(Figure scripts)
+ + + + +

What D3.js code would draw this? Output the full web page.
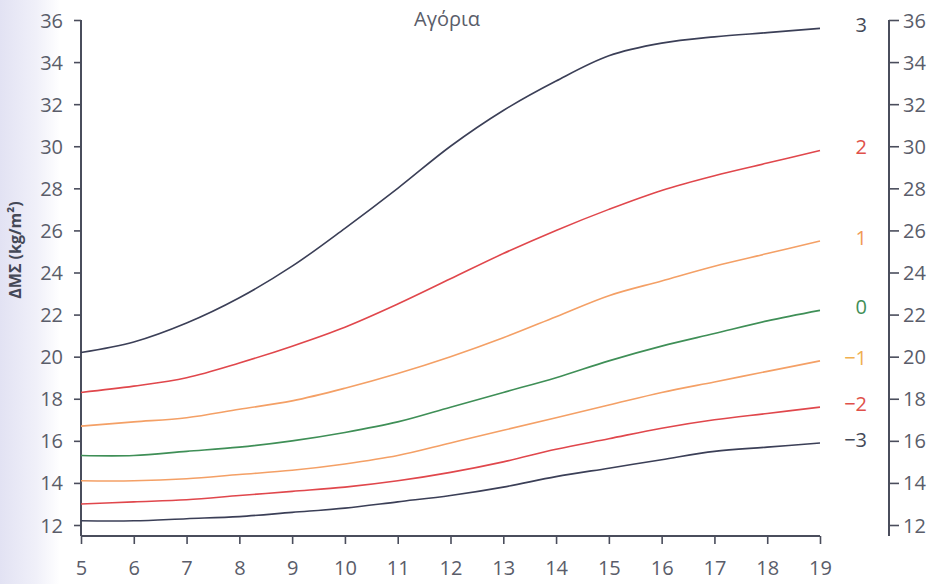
<!DOCTYPE html>
<html>
<head>
<meta charset="utf-8">
<script src="https://cdn.jsdelivr.net/npm/d3@7"></script>
<style>
  html, body { margin: 0; padding: 0; background: #fff; }
  svg { display: block; font-family: "Open Sans", "Noto Sans", sans-serif; }
</style>
</head>
<body>
<svg id="chart" width="937" height="584"></svg>
<script>
// ---- Data (WHO BMI-for-age, boys 5–19 years) ----
const ages = [5, 6, 7, 8, 9, 10, 11, 12, 13, 14, 15, 16, 17, 18, 19];
const zLabels = ["3", "2", "1", "0", "\u22121", "\u22122", "\u22123"];
const zP3 = [20.2, 20.7, 21.6, 22.8, 24.3, 26.1, 28.0, 30.0, 31.7, 33.1, 34.3, 34.9, 35.2, 35.4, 35.6];
const zP2 = [18.3, 18.6, 19.0, 19.7, 20.5, 21.4, 22.5, 23.7, 24.9, 26.0, 27.0, 27.9, 28.6, 29.2, 29.8];
const zP1 = [16.7, 16.9, 17.1, 17.5, 17.9, 18.5, 19.2, 20.0, 20.9, 21.9, 22.9, 23.6, 24.3, 24.9, 25.5];
const z0  = [15.3, 15.3, 15.5, 15.7, 16.0, 16.4, 16.9, 17.6, 18.3, 19.0, 19.8, 20.5, 21.1, 21.7, 22.2];
const zM1 = [14.1, 14.1, 14.2, 14.4, 14.6, 14.9, 15.3, 15.9, 16.5, 17.1, 17.7, 18.3, 18.8, 19.3, 19.8];
const zM2 = [13.0, 13.1, 13.2, 13.4, 13.6, 13.8, 14.1, 14.5, 15.0, 15.6, 16.1, 16.6, 17.0, 17.3, 17.6];
const zM3 = [12.2, 12.2, 12.3, 12.4, 12.6, 12.8, 13.1, 13.4, 13.8, 14.3, 14.7, 15.1, 15.5, 15.7, 15.9];
const yTicks = [12, 14, 16, 18, 20, 22, 24, 26, 28, 30, 32, 34, 36];
const xTicks = [5, 6, 7, 8, 9, 10, 11, 12, 13, 14, 15, 16, 17, 18, 19];
const seriesValues = [zP3, zP2, zP1, z0, zM1, zM2, zM3];
const seriesColors = ["#3b3f57", "#e0474c", "#f4a066", "#3f8f57", "#f4a066", "#e0474c", "#3b3f57"];
const labelColors  = ["#444857", "#e0504a", "#f19a55", "#3f8f57", "#f0b050", "#e0504a", "#444857"];
const titleText = "Αγόρια";
const yLabelText = "ΔΜΣ (kg/m²)";

// ---- Layout ----
const svg = d3.select("#chart");
const plotLeft = 81, plotRight = 820, plotTop = 20, plotBottom = 525, xAxisY = 536, rightAxisX = 889;

const defs = svg.append("defs");
const grad = defs.append("linearGradient").attr("id", "edge").attr("x1", "0").attr("x2", "1");
grad.append("stop").attr("offset", "0").attr("stop-color", "#e2e2f3");
grad.append("stop").attr("offset", "0.6").attr("stop-color", "#f0f0f9");
grad.append("stop").attr("offset", "1").attr("stop-color", "#ffffff");
svg.append("rect").attr("x", 0).attr("y", 0).attr("width", 60).attr("height", 584).attr("fill", "url(#edge)");

const x = d3.scaleLinear().domain([5, 19]).range([plotLeft, plotRight]);
const y = d3.scaleLinear().domain([12, 36]).range([plotBottom, plotTop]);

const axisColor = "#4a4d5c";
const textColor = "#5a5d6a";
const fontFam = "'Open Sans', 'Noto Sans', sans-serif";

function styleAxis(g) {
  g.selectAll("path.domain").attr("stroke", axisColor).attr("stroke-width", 2);
  g.selectAll(".tick line").attr("stroke", axisColor).attr("stroke-width", 1.6);
  g.selectAll(".tick text").attr("fill", textColor).style("font-size", "20px")
    .style("font-family", fontFam);
}

// Left axis
const gL = svg.append("g").attr("transform", `translate(${plotLeft},0)`)
  .call(d3.axisLeft(y).tickValues(yTicks).tickSize(7).tickSizeOuter(0));
gL.select("path.domain").attr("d", `M0,${plotTop}V${xAxisY}`);
styleAxis(gL);
gL.selectAll(".tick text").attr("x", -18).attr("dy", "0.35em");

// Right axis
const gR = svg.append("g").attr("transform", `translate(${rightAxisX},0)`)
  .call(d3.axisRight(y).tickValues(yTicks).tickSize(10).tickSizeOuter(0));
gR.select("path.domain").attr("d", `M0,${plotTop}V${xAxisY}`);
styleAxis(gR);
gR.selectAll(".tick text").attr("x", 14).attr("dy", "0.35em");

// Bottom axis
const gB = svg.append("g").attr("transform", `translate(0,${xAxisY})`)
  .call(d3.axisBottom(x).tickValues(xTicks).tickSize(8).tickSizeOuter(0));
gB.select("path.domain").attr("d", `M${plotLeft},0H${plotRight}`);
styleAxis(gB);
gB.selectAll(".tick text").attr("y", 39).attr("dy", null);

// Curves
const line = d3.line()
  .x((d, i) => x(ages[i]))
  .y(d => y(d))
  .curve(d3.curveCatmullRom.alpha(0.5));

svg.append("g").selectAll("path.curve")
  .data(seriesValues)
  .join("path")
  .attr("class", "curve")
  .attr("fill", "none")
  .attr("stroke", (d, i) => seriesColors[i])
  .attr("stroke-width", 1.6)
  .attr("d", line);

// Z-score labels
svg.append("g").selectAll("text.z")
  .data(seriesValues)
  .join("text")
  .attr("class", "z")
  .attr("x", 867)
  .attr("y", d => y(d[d.length - 1]))
  .attr("dy", "0.2em")
  .attr("text-anchor", "end")
  .attr("fill", (d, i) => labelColors[i])
  .style("font-size", "20px")
  .style("font-family", fontFam)
  .text((d, i) => zLabels[i]);

// Title
svg.append("text")
  .attr("x", 447).attr("y", 26)
  .attr("text-anchor", "middle")
  .attr("fill", textColor)
  .style("font-size", "20px")
  .style("font-family", fontFam)
  .text(titleText);

// Y label
svg.append("text")
  .attr("transform", `translate(21,250) rotate(-90)`)
  .attr("text-anchor", "middle")
  .attr("fill", "#444857")
  .style("font-size", "16px")
  .style("font-weight", "bold")
  .style("font-family", fontFam)
  .text(yLabelText);
</script>
</body>
</html>
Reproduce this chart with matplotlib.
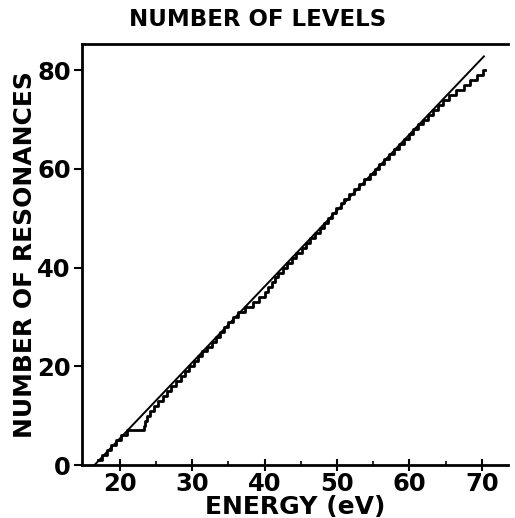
import numpy as np
import matplotlib.pyplot as plt

energias = [17.0, 17.5, 18.2, 18.8, 19.5, 20.2, 21.0, 23.3, 23.5, 23.8,
            24.2, 24.7, 25.3, 25.9, 26.5, 27.1, 27.8, 28.4, 29.0, 29.6,
            30.2, 30.8, 31.4, 32.0, 32.7, 33.3, 33.9, 34.4, 35.0, 35.6,
            36.3, 37.3, 38.4, 39.2, 40.0, 40.5, 41.0, 41.4, 41.9, 42.5,
            43.1, 43.8, 44.4, 45.1, 45.7, 46.3, 46.9, 47.6, 48.2, 48.8,
            49.3, 49.9, 50.5, 51.0, 51.6, 52.4, 53.1, 53.8, 54.5, 55.2,
            55.8, 56.5, 57.2, 57.9, 58.5, 59.2, 59.9, 60.5, 61.2, 61.9,
            62.6, 63.3, 64.0, 64.7, 65.5, 66.5, 67.5, 68.4, 69.3, 70.2]
e_fin = 70.5

# recta de ajuste (dos extremos)
recta_e = [16.5, 70.3]
recta_n = [0.0, 82.8]

xticks = [20, 30, 40, 50, 60, 70]
yticks = [0, 20, 40, 60, 80]

n = np.arange(1, len(energias) + 1)
x_esc = np.append(energias, e_fin)
y_esc = np.append(n, n[-1])

fig = plt.figure(figsize=(5.15, 5.18), dpi=100)
ax = fig.add_axes([0.159, 0.1023, 0.827, 0.8127])

ax.step(x_esc, y_esc, where='post', color='black', lw=2.0)
ax.plot(recta_e, recta_n, color='black', lw=1.4)

ax.set_xlim(14.75, 73.6)
ax.set_ylim(0, 85.3)
ax.set_xticks(xticks)
ax.set_yticks(yticks)
ax.set_xticks([25, 35, 45, 55, 65], minor=True)
ax.tick_params(axis='x', which='major', direction='inout', length=8,
               width=1.5, labelsize=17.5, pad=1)
ax.tick_params(axis='y', which='major', direction='out', length=6,
               width=1.5, labelsize=17.5, pad=2)
ax.tick_params(axis='x', which='minor', direction='in', length=3, width=1.2)
for lab in ax.get_xticklabels() + ax.get_yticklabels():
    lab.set_fontweight('bold')

ax.spines['right'].set_visible(False)
for s in ['left', 'bottom', 'top']:
    ax.spines[s].set_linewidth(2.0)

ax.set_xlabel('ENERGY (eV)', fontsize=18, fontweight='bold', labelpad=-1)
ax.set_ylabel('NUMBER OF RESONANCES', fontsize=18, fontweight='bold',
              labelpad=0)
fig.text(0.50, 0.963, 'NUMBER OF LEVELS', fontsize=16.5, fontweight='bold',
         ha='center', va='center')

plt.savefig('out.png', dpi=100)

+ + + + +

◆ Direction:
Without the pictures, copy the entries from their first line through the line containing "const plotLeft = 81, plotRight", and only those lines.

◆ Finished exercise:
What D3.js code would draw this? Output the full web page.
<!DOCTYPE html>
<html>
<head>
<meta charset="utf-8">
<script src="https://cdn.jsdelivr.net/npm/d3@7"></script>
<style>
  html, body { margin: 0; padding: 0; background: #fff; }
  svg { display: block; font-family: "Open Sans", "Noto Sans", sans-serif; }
</style>
</head>
<body>
<svg id="chart" width="937" height="584"></svg>
<script>
// ---- Data (WHO BMI-for-age, boys 5–19 years) ----
const ages = [5, 6, 7, 8, 9, 10, 11, 12, 13, 14, 15, 16, 17, 18, 19];
const zLabels = ["3", "2", "1", "0", "\u22121", "\u22122", "\u22123"];
const zP3 = [20.2, 20.7, 21.6, 22.8, 24.3, 26.1, 28.0, 30.0, 31.7, 33.1, 34.3, 34.9, 35.2, 35.4, 35.6];
const zP2 = [18.3, 18.6, 19.0, 19.7, 20.5, 21.4, 22.5, 23.7, 24.9, 26.0, 27.0, 27.9, 28.6, 29.2, 29.8];
const zP1 = [16.7, 16.9, 17.1, 17.5, 17.9, 18.5, 19.2, 20.0, 20.9, 21.9, 22.9, 23.6, 24.3, 24.9, 25.5];
const z0  = [15.3, 15.3, 15.5, 15.7, 16.0, 16.4, 16.9, 17.6, 18.3, 19.0, 19.8, 20.5, 21.1, 21.7, 22.2];
const zM1 = [14.1, 14.1, 14.2, 14.4, 14.6, 14.9, 15.3, 15.9, 16.5, 17.1, 17.7, 18.3, 18.8, 19.3, 19.8];
const zM2 = [13.0, 13.1, 13.2, 13.4, 13.6, 13.8, 14.1, 14.5, 15.0, 15.6, 16.1, 16.6, 17.0, 17.3, 17.6];
const zM3 = [12.2, 12.2, 12.3, 12.4, 12.6, 12.8, 13.1, 13.4, 13.8, 14.3, 14.7, 15.1, 15.5, 15.7, 15.9];
const yTicks = [12, 14, 16, 18, 20, 22, 24, 26, 28, 30, 32, 34, 36];
const xTicks = [5, 6, 7, 8, 9, 10, 11, 12, 13, 14, 15, 16, 17, 18, 19];
const seriesValues = [zP3, zP2, zP1, z0, zM1, zM2, zM3];
const seriesColors = ["#3b3f57", "#e0474c", "#f4a066", "#3f8f57", "#f4a066", "#e0474c", "#3b3f57"];
const labelColors  = ["#444857", "#e0504a", "#f19a55", "#3f8f57", "#f0b050", "#e0504a", "#444857"];
const titleText = "Αγόρια";
const yLabelText = "ΔΜΣ (kg/m²)";

// ---- Layout ----
const svg = d3.select("#chart");
const plotLeft = 81, plotRight = 820, plotTop = 20, plotBottom = 525, xAxisY = 536, rightAxisX = 889;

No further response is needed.